Chelsea Hernandez also got $10,000 from Victoria Business 5 for her grand champion carcass steer, to fund future academics.

Not everyone went in with a plan, though.

The $4,000 Logan Schunka got from Gulf Coast Buyers and Friends of Victoria County Youth for his reserve champion carcass lamb was much appreciated, he said, but he wasn't sure exactly how he would use it.

Other exhibitors planned to split their income between school and next year's projects.

Such was the case for Isaac Gutierrez, whose grand champion market lamb garnered $7,000 from Victoria Business Leaders. The 17-year-old, who won reserve champion the past three years, said it was nice to finally cinch a grand champion win.

Kyle Lassmann, whose grand champion carcass hog brought him $4,000 from The Specialty Group, also planned to split his money between school and 2013's animal. The eighth-grader said he was proud that he did so well at the auction, but he admitted he was a bit nervous.

He wasn't alone.

Kacey Deckert earned $9,000 from Atzenhoffer Chevrolet, Allan's Wrecker Service, Klean Corp. International and Victoria Oliver Co. for her reserve champion steer and said she experienced a mixture of nerves and excitement.

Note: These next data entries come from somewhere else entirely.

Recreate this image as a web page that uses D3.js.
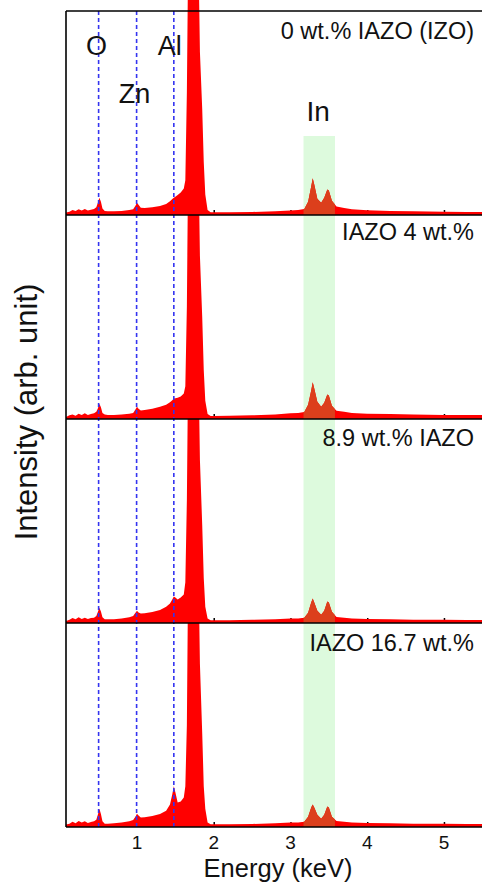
<!DOCTYPE html>
<html>
<head>
<meta charset="utf-8">
<script src="https://cdn.jsdelivr.net/npm/d3@7"></script>
<style>
  body { margin: 0; background: #fff; }
  svg { display: block; font-family: Arial, "Liberation Sans", sans-serif; }
</style>
</head>
<body>
<div id="chart"></div>
<script>
// energy grid (keV), shared by all four spectra
const energy = [0.075, 0.12, 0.16, 0.2, 0.24, 0.28, 0.32, 0.36, 0.40, 0.44, 0.47, 0.49, 0.51, 0.53, 0.55, 0.58, 0.62, 0.7, 0.8, 0.9,
  0.95, 0.98, 1.0, 1.02, 1.05, 1.1, 1.2, 1.3, 1.38, 1.43, 1.46, 1.48, 1.50, 1.53, 1.57, 1.61, 1.63, 1.65, 1.67, 1.69,
  1.73, 1.78, 1.80, 1.82, 1.85, 1.87, 1.89, 1.92, 1.96, 2.0, 2.2, 2.5, 2.8, 3.0, 3.1, 3.18, 3.23, 3.27, 3.29, 3.31,
  3.35, 3.40, 3.44, 3.48, 3.50, 3.54, 3.60, 3.7, 3.8, 4.0, 4.3, 4.6, 5.0, 5.3, 5.6];

// intensities (arb. unit, 100 = full panel)
const izo0 = [1.2, 1.6, 2.4, 2.0, 2.8, 2.2, 3.0, 2.2, 2.6, 3.0, 3.8, 6.0, 8.5, 6.5, 3.2, 2.0, 1.8, 1.8, 2.0, 2.4,
  2.8, 4.5, 6.0, 5.0, 3.6, 3.4, 3.8, 4.4, 5.4, 6.8, 7.8, 8.4, 9.0, 9.8, 11.0, 13.0, 17.0, 60, 140, 260,
  300, 260, 130, 80, 52, 26, 10, 2.5, 1.4, 1.3, 1.3, 1.5, 1.8, 2.2, 2.5, 3.0, 6.5, 14, 18, 15,
  8.0, 6.0, 8.5, 12.5, 12, 7.0, 4.2, 3.4, 2.8, 2.3, 2.0, 1.8, 1.6, 1.5, 1.5];
const iazo4 = [1.0, 1.8, 2.2, 1.6, 2.6, 2.0, 2.8, 2.0, 2.4, 2.8, 3.5, 5.2, 7.5, 5.8, 3.0, 2.2, 2.0, 2.0, 2.2, 2.6,
  3.0, 4.6, 6.0, 5.0, 4.2, 4.4, 5.0, 6.0, 7.0, 8.2, 9.2, 10.0, 10.2, 10.4, 11.0, 12.5, 16.0, 55, 140, 260,
  300, 260, 130, 80, 50, 24, 9, 2.5, 1.5, 1.5, 1.6, 1.8, 2.2, 2.8, 3.0, 3.4, 7.0, 14, 18, 15,
  8.5, 6.0, 8.0, 12, 11.5, 6.5, 4.0, 3.6, 3.0, 2.6, 2.4, 2.2, 2.0, 2.0, 2.0];
const iazo89 = [1.0, 1.6, 2.4, 1.8, 2.8, 2.0, 2.6, 2.0, 2.4, 2.6, 3.4, 5.4, 7.5, 5.6, 2.8, 1.8, 1.8, 1.8, 2.2, 2.8,
  3.4, 5.0, 6.0, 5.2, 4.6, 4.8, 5.4, 6.4, 8.0, 9.5, 11.5, 13.0, 12.5, 11.5, 12.5, 14.0, 20.0, 60, 140, 260,
  300, 260, 130, 80, 48, 22, 8, 2.2, 1.4, 1.4, 1.4, 1.6, 1.8, 2.2, 2.2, 2.6, 5.0, 10, 12, 10,
  6.0, 4.0, 6.0, 10.5, 10, 5.5, 3.0, 2.6, 2.2, 2.0, 1.8, 1.6, 1.6, 1.5, 1.5];
const iazo167 = [1.2, 1.6, 2.6, 1.8, 3.0, 2.2, 2.8, 2.0, 2.4, 2.8, 3.6, 6.0, 9.0, 6.4, 2.8, 1.6, 1.6, 1.8, 2.2, 2.8,
  3.4, 5.0, 6.5, 5.6, 4.6, 4.8, 5.4, 6.4, 8.0, 11.0, 16.0, 20.0, 17.0, 12.0, 12.5, 14.5, 20.0, 50, 140, 260,
  300, 260, 130, 80, 46, 20, 9, 2.2, 1.4, 1.4, 1.4, 1.5, 1.8, 2.2, 2.2, 2.6, 5.0, 9.5, 11, 9.5,
  6.0, 4.0, 6.0, 10, 9.5, 5.0, 3.0, 2.6, 2.2, 2.0, 1.8, 1.6, 1.6, 1.5, 1.5];

const spectra = [izo0, iazo4, iazo89, iazo167];
const panelTitles = ["0 wt.% IAZO (IZO)", "IAZO 4 wt.%", "8.9 wt.% IAZO", "IAZO 16.7 wt.%"];
const elementEnergy = [0.5, 0.995, 1.48];
const elementNames = ["O", "Zn", "Al"];
const inBand = [3.17, 3.58];
const xTicks = [1, 2, 3, 4, 5];

const W = 482, H = 883;
const plotLeft = 66, plotRight = 490, plotTop = 11, panelH = 204;
const plotBottom = plotTop + panelH * spectra.length;
const titleDy = [28, 25, 27, 28];

const svg = d3.select("#chart").append("svg")
  .attr("width", W)
  .attr("height", H);

const x = d3.scaleLinear().domain([0.075, 5.6]).range([plotLeft, plotRight]);

// green band behind In peaks
svg.append("rect")
  .attr("x", x(inBand[0]))
  .attr("y", 136)
  .attr("width", x(inBand[1]) - x(inBand[0]))
  .attr("height", plotBottom - 136)
  .attr("fill", "#ddfadd");

const defs = svg.append("defs");

spectra.forEach((vals, i) => {
  const pTop = plotTop + i * panelH;
  const pBot = pTop + panelH;
  const y = d3.scaleLinear().domain([0, 100]).range([pBot, pTop]);
  const clipTop = i === 0 ? 0 : pTop;

  defs.append("clipPath").attr("id", "clip" + i)
    .append("rect")
    .attr("x", plotLeft).attr("y", clipTop)
    .attr("width", plotRight - plotLeft).attr("height", pBot - clipTop);
  defs.append("clipPath").attr("id", "band" + i)
    .append("rect")
    .attr("x", x(inBand[0])).attr("y", clipTop)
    .attr("width", x(inBand[1]) - x(inBand[0])).attr("height", pBot - clipTop);

  const g = svg.append("g");

  // small inward ticks, partly hidden by the fill
  g.append("g")
    .attr("transform", `translate(0,${pBot})`)
    .call(d3.axisBottom(x).tickValues(xTicks).tickSize(-5).tickFormat(""))
    .call(a => a.select(".domain").remove())
    .call(a => a.selectAll("line").attr("stroke", "#000").attr("stroke-width", 1.5));

  const data = energy.map((e, k) => [e, vals[k]]);
  const area = d3.area()
    .x(d => x(d[0]))
    .y0(pBot)
    .y1(d => y(d[1]));

  g.append("path")
    .attr("d", area(data))
    .attr("fill", "#ff0000")
    .attr("clip-path", `url(#clip${i})`);

  // darker tint where the red sits under the green band
  g.append("path")
    .attr("d", area(data))
    .attr("fill", "#dc3f1c")
    .attr("clip-path", `url(#band${i})`);

  g.append("text")
    .attr("x", 474)
    .attr("y", pTop + titleDy[i])
    .attr("text-anchor", "end")
    .attr("font-size", 23.5)
    .attr("fill", "#111")
    .text(panelTitles[i]);
});

// dashed element lines
svg.append("g").selectAll("line")
  .data(elementEnergy)
  .join("line")
  .attr("x1", d => x(d)).attr("x2", d => x(d))
  .attr("y1", plotTop).attr("y2", plotBottom)
  .attr("stroke", "#3434f0")
  .attr("stroke-width", 1.6)
  .attr("stroke-dasharray", "4,3");

// element labels
const labelPos = [[-2, 55], [-2, 103], [-4, 55]];
svg.append("g").selectAll("text")
  .data(elementNames)
  .join("text")
  .attr("x", (d, k) => x(elementEnergy[k]) + labelPos[k][0])
  .attr("y", (d, k) => labelPos[k][1])
  .attr("text-anchor", "middle")
  .attr("font-size", 27)
  .attr("fill", "#111")
  .text(d => d);

svg.append("text")
  .attr("x", (x(inBand[0]) + x(inBand[1])) / 2 - 1)
  .attr("y", 121)
  .attr("text-anchor", "middle")
  .attr("font-size", 28)
  .attr("fill", "#111")
  .text("In");

// panel frame lines
const frame = svg.append("g").attr("stroke", "#000").attr("stroke-width", 1.6);
d3.range(spectra.length + 1).forEach(i => {
  frame.append("line")
    .attr("x1", plotLeft).attr("x2", plotRight)
    .attr("y1", plotTop + i * panelH).attr("y2", plotTop + i * panelH);
});
frame.append("line")
  .attr("x1", plotLeft).attr("x2", plotLeft)
  .attr("y1", plotTop).attr("y2", plotBottom);

// bottom tick labels
svg.append("g").selectAll("text")
  .data(xTicks)
  .join("text")
  .attr("x", d => x(d))
  .attr("y", plotBottom + 22)
  .attr("text-anchor", "middle")
  .attr("font-size", 19)
  .attr("fill", "#111")
  .text(d => d);

svg.append("text")
  .attr("x", 278)
  .attr("y", 877)
  .attr("text-anchor", "middle")
  .attr("font-size", 25.5)
  .attr("fill", "#111")
  .text("Energy (keV)");

svg.append("text")
  .attr("transform", "translate(37,412) rotate(-90)")
  .attr("text-anchor", "middle")
  .attr("font-size", 31)
  .attr("fill", "#111")
  .text("Intensity (arb. unit)");
</script>
</body>
</html>
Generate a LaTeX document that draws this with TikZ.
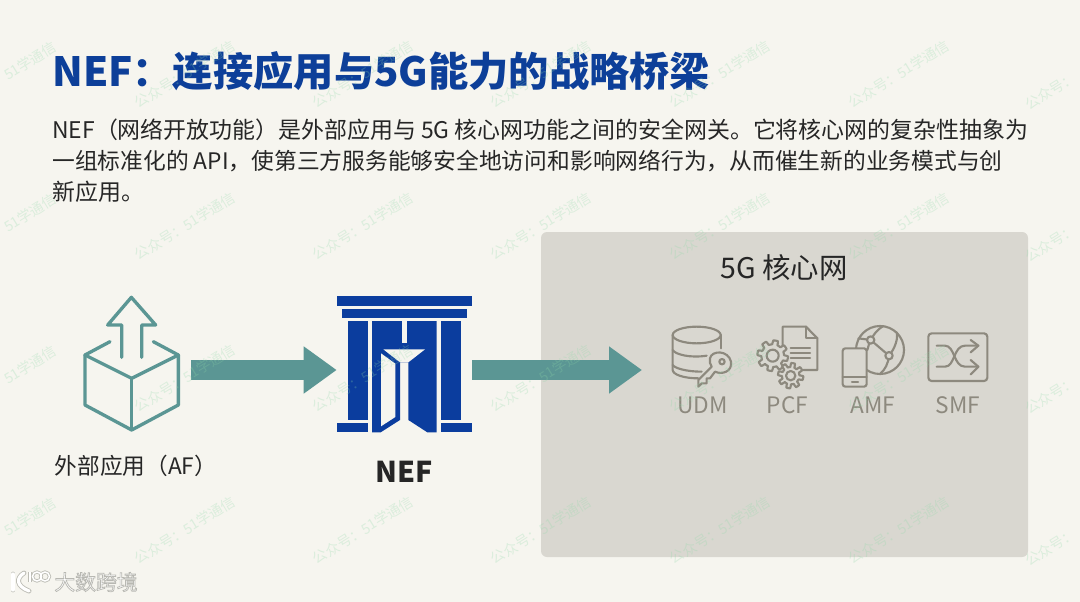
\documentclass[tikz,border=0pt]{standalone}
\usepackage{fontspec}
\setmainfont{Noto Sans CJK SC}
\usetikzlibrary{arrows.meta}
\definecolor{bgc}{HTML}{F6F5EF}
\definecolor{panelc}{HTML}{D9D7D0}
\definecolor{blue1}{HTML}{0B3D9E}
\definecolor{titlec}{HTML}{0D3F99}
\definecolor{teal1}{HTML}{5B9694}
\definecolor{iconc}{HTML}{8D897E}
\definecolor{inkc}{HTML}{262626}
\definecolor{markc}{HTML}{8FD8A8}
\definecolor{logoedge}{HTML}{BDBDB5}
\def\px{0.75pt}
\tikzset{
  flow/.style={draw=teal1,line width=19.5*\px,-{Triangle[length=33*\px,width=45*\px,color=teal1]}},
  body/.style={anchor=base west,inner sep=0pt,text=inkc,font=\fontsize{17.2pt}{20pt}\selectfont},
  lab/.style={anchor=center,inner sep=0pt,text=iconc,font=\fontsize{17pt}{20pt}\selectfont},
  wm/.style={anchor=center,inner sep=0pt,text=markc,opacity=.26,rotate=31.5,font=\fontsize{10.6pt}{13pt}\selectfont},
  icon/.style={draw=iconc,line width=1.6pt,line join=round,line cap=round},
  tealline/.style={draw=teal1,line width=2.5pt,line join=round,line cap=round},
  holder/.style={inner sep=0pt,outer sep=0pt,minimum height=30*\px},
}
\begin{document}
\begin{tikzpicture}[x=0.75pt,y=-0.75pt]
\useasboundingbox (0,0) rectangle (1080,602);
\fill[bgc] (0,0) rectangle (1080,602);
% panel
\node[fill=panelc,rounded corners=4.5pt,inner sep=0pt,outer sep=0pt,minimum width=487*\px,minimum height=325*\px] (core) at (784.5,394.5) {};
\node[anchor=center,inner sep=0pt,text=inkc,font=\fontsize{21.3pt}{24pt}\selectfont] (coretitle) at (784,268) {5G 核心网};
% title and body
\node[anchor=base west,inner sep=0pt,text=titlec,font=\fontsize{30.2pt}{34pt}\selectfont\bfseries] (title) at (52,87) {NEF：连接应用与5G能力的战略桥梁};
\node[body] (l1) at (52,139) {NEF（网络开放功能）是外部应用与 5G 核心网功能之间的安全网关。它将核心网的复杂性抽象为};
\node[body,font=\fontsize{17.07pt}{20pt}\selectfont] (l2) at (52,170) {一组标准化的 API，使第三方服务能够安全地访问和影响网络行为，从而催生新的业务模式与创};
\node[body] (l3) at (52,201) {新应用。};
% holders for connectors
\node[holder,minimum width=95*\px] (af) at (131.5,370) {};
\node[holder,minimum width=135.6*\px] (nef) at (404.5,370) {};
\coordinate (coreport) at (642,370);
\draw[flow,shorten <=12*\px] (af.east) -- (nef.west);
\draw[flow] (nef.east) -- (coreport);
% AF icon
\begin{scope}[shift={(60,280)},x=0.25pt,y=-0.25pt]
\draw[tealline] (150,185) -- (75,225) -- (215,295) -- (355,225) -- (280,185);
\draw[tealline] (75,225) -- (75,375) -- (215,450) -- (355,375) -- (355,225);
\draw[tealline] (215,295) -- (215,450);
\draw[tealline] (185,232) -- (185,135) -- (143,135) -- (214,52) -- (287,135) -- (245,135) -- (245,232);
\end{scope}
\node[anchor=center,inner sep=0pt,text=inkc,font=\fontsize{17pt}{20pt}\selectfont] (aflabel) at (136,466) {外部应用（AF）};
% NEF icon
\begin{scope}[shift={(320,285)},x=0.25pt,y=-0.25pt]
\fill[blue1] (50,33) rectangle (457,62);
\fill[blue1] (67,72) rectangle (440,98);
\fill[blue1] (83,108) rectangle (145,404);
\fill[blue1] (363,108) rectangle (424,404);
\fill[blue1] (50,415) rectangle (145,442);
\fill[blue1] (362,415) rectangle (457,442);
\fill[blue1] (156,108) -- (350,108) -- (350,442) -- (322,442) -- (265,405) -- (265,232) -- (240,232) -- (240,405) -- (182,442) -- (156,442) -- cycle;
\fill[bgc] (245,108) rectangle (260,173);
\fill[bgc] (190,193) -- (315,193) -- (265,232) -- (240,232) -- cycle;
\fill[bgc] (183,205) -- (226,236) -- (226,396) -- (183,424) -- cycle;
\end{scope}
\node[anchor=center,inner sep=0pt,text=inkc,font=\fontsize{21.5pt}{26pt}\selectfont\bfseries] (neflabel) at (404.5,472) {NEF};
% UDM + PCF icons
\begin{scope}[shift={(660,315)},x=0.25pt,y=-0.25pt]
\draw[icon] (110,60) ellipse [x radius=72,y radius=25];
\draw[icon] (38,60) -- (38,165) .. controls (38,178) and (70,190) .. (115,190);
\draw[icon] (182,60) -- (182,100);
\draw[icon] (38,105) .. controls (45,118) and (90,130) .. (140,122);
\draw[icon] (38,150) .. controls (45,160) and (80,170) .. (125,170);
\draw[icon,fill=panelc] (150,130) .. controls (155,105) and (205,105) .. (213,140) .. controls (218,170) and (185,180) .. (165,170) -- (150,190) -- (140,190) -- (140,205) -- (125,205) -- (115,215) -- (115,195) -- (155,155) .. controls (150,148) and (148,140) .. (150,130) -- cycle;
\draw[icon] (186,140) circle [radius=8];
% document
\draw[icon] (368,135) -- (368,35) -- (438,35) -- (472,70) -- (472,165) -- (430,165);
\draw[icon] (438,35) -- (438,70) -- (472,70);
\draw[icon] (392,98) -- (450,98);
\draw[icon] (392,113) -- (450,113);
\draw[icon] (392,128) -- (450,128);
% gears
\draw[icon,fill=panelc] plot[domain=0:360,samples=145] ({338+(40+6*max(-1,min(1,3*sin(8*\x))))*cos(\x)},{122+(40+6*max(-1,min(1,3*sin(8*\x))))*sin(\x)}) -- cycle;
\draw[icon] (338,122) circle [radius=18];
\draw[icon,fill=panelc] plot[domain=0:360,samples=145] ({392+(32+6*max(-1,min(1,3*sin(8*\x))))*cos(\x)},{182+(32+6*max(-1,min(1,3*sin(8*\x))))*sin(\x)}) -- cycle;
\draw[icon] (392,182) circle [radius=14];
\end{scope}
% AMF + SMF icons
\begin{scope}[shift={(830,315)},x=0.25pt,y=-0.25pt]
\draw[icon] (150,105) circle [radius=72];
\draw[icon] (85,70) -- (122,75) -- (177,122);
\draw[icon] (122,75) .. controls (130,60) and (140,45) .. (160,33);
\draw[icon] (177,122) .. controls (195,100) and (205,70) .. (200,52);
\draw[icon] (177,122) .. controls (175,145) and (165,165) .. (150,177);
\draw[icon] (122,75) .. controls (118,85) and (114,95) .. (112,105);
\draw[icon,fill=panelc] (122,75) circle [radius=11];
\draw[icon,fill=panelc] (177,122) circle [radius=11];
\draw[icon,fill=panelc,rounded corners=2pt] (38,100) rectangle (110,215);
\draw[icon] (38,185) -- (110,185);
\draw[icon] (66,201) -- (84,201);
\draw[icon,rounded corners=2.5pt] (295,55) rectangle (472,198);
\draw[icon] (320,92) -- (345,92) .. controls (375,92) and (370,155) .. (405,155) -- (445,155);
\draw[icon] (320,155) -- (345,155) .. controls (375,155) and (370,92) .. (405,92) -- (445,92);
\draw[icon] (422,75) -- (445,92) -- (422,112);
\draw[icon] (422,135) -- (445,155) -- (422,178);
\end{scope}
\node[lab] (udm) at (702.5,405.5) {UDM};
\node[lab] (pcf) at (787.5,405.5) {PCF};
\node[lab] (amf) at (873,405.5) {AMF};
\node[lab] (smf) at (958,405.5) {SMF};
% watermark grid
\foreach \yy in {74,226,378,530}{
  \node[wm] at (30,\yy-13) {51学通信};
  \foreach \xx in {185,363,541,720,899}{
    \node[wm] at (\xx,\yy) {公众号：51学通信};
  }
  \node[wm] at (1051,\yy+17) {公众号：};
}
% logo
\foreach \c/\w in {logoedge/1.3,white/0}{
  \draw[\c,line width={(2.4+\w)*1pt},line cap=round] (13,574) -- (13,590);
  \draw[\c,line width={(2.4+\w)*1pt},line cap=round] (24,573) .. controls (16,578) and (16,586) .. (29,591);
  \draw[\c,line width={(1.1+\w)*1pt}] (30,572) -- (30,582);
  \draw[\c,line width={(1.1+\w)*1pt}] (37,576.5) circle [radius=4.5];
  \draw[\c,line width={(1.1+\w)*1pt}] (45,576.5) circle [radius=4.5];
}
\node[anchor=center,inner sep=0pt,text=white,font=\fontsize{15.6pt}{20pt}\selectfont] (logo) at (96,582) {\special{pdf:code q 2 Tr 0.55 w 0.72 0.72 0.70 RG}大数跨境\special{pdf:code Q}};
\end{tikzpicture}
\end{document}
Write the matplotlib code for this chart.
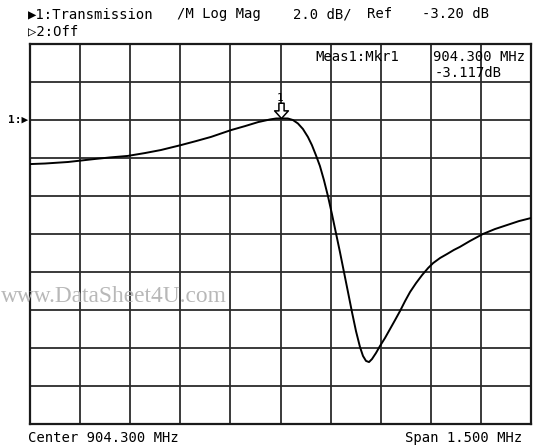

Jessica Loredo, who got $3,000 for her reserve champion broiler from The Specialty Group, said that, while she got nervous each year, she has grown more used to the auction process.

As for Kyle Korczynski, whose grand champion broiler got $5,000 from Victoria Business Leaders, he said he's found the secret to calming his nerves.

"When you find out the amount you got, you aren't nervous anymore," he said with a shrug.

Exhibitors weren't the only ones filling the community center on Monday.

Country Slaughter House owner Ronnie Otto made his way to the event to support the kids in the community.

"I do it every year," he said, pinning a "buyer" pin on his blue button-down shirt.

Rodney Horelka, a senior vice president with First Victoria National Bank, was part of the buyer group that purchased the grand champion steer.

He said First Victoria enjoys supporting the community and tries to be part of that first sale of the night every year.

"We take pride in it," he said. "We want to support the kids."